Teaching Indonesia how to learn again.
Somewhere between the last industrial revolution and the current AI one, the promise we made to Indonesian students quietly broke. The deal was: finish school, get a credential, and the job market will meet you on the other side. It worked, more or less, for a couple of generations. It isn't working anymore.
The curriculum is downstream of a world that has already moved. By the time a syllabus is approved, printed, and taught, the skills it was trying to capture have mutated into something else. The graduates still arrive on time; the jobs they were promised do not.
The real skill is unlearning
At Belajarlagi we've trained 30,000+ people across corporates, universities, and open public sessions. A pattern repeats: the people who thrive are not the ones with the most credentials. They are the ones who can drop an outdated assumption in under a week.
Unlearning is harder than learning because it asks you to admit that something you were rewarded for knowing is now wrong — or, more often, merely irrelevant. Schools don't practice this. Certifications actively punish it. LinkedIn certainly doesn't.
What has to change
Three shifts, in rough order of difficulty:
- From knowing to noticing. The first-order skill is spotting when a mental model has gone stale. Usually you notice because reality keeps making you wrong in small ways you'd rather ignore.
- From mastery to iteration. Mastery is still valuable, but most professional work is now a series of second drafts. The person who can ship a rough v1 and improve it beats the person still polishing v0.

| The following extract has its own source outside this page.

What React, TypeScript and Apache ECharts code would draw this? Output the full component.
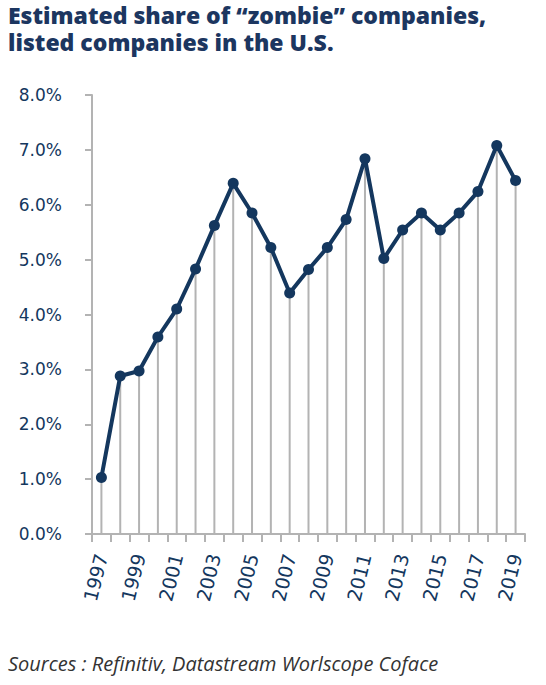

- From solo to paired-with-machines. The question isn't whether to use AI. It's whether you've developed a working relationship with a model that makes your thinking sharper — or whether you're outsourcing the thinking entirely.
What we're building
Belajarlagi's next chapter is less about filling knowledge gaps and more about teaching a posture. How to sit with not-knowing. How to run small experiments. How to be a student for a lifetime, not just four years.
Indonesia has no shortage of talent. What it has a shortage of is permission — permission to say "I don't know yet, and that's fine." The country that gives its people that permission first will be the one that wins the next decade.
We'd like to be part of making that the case.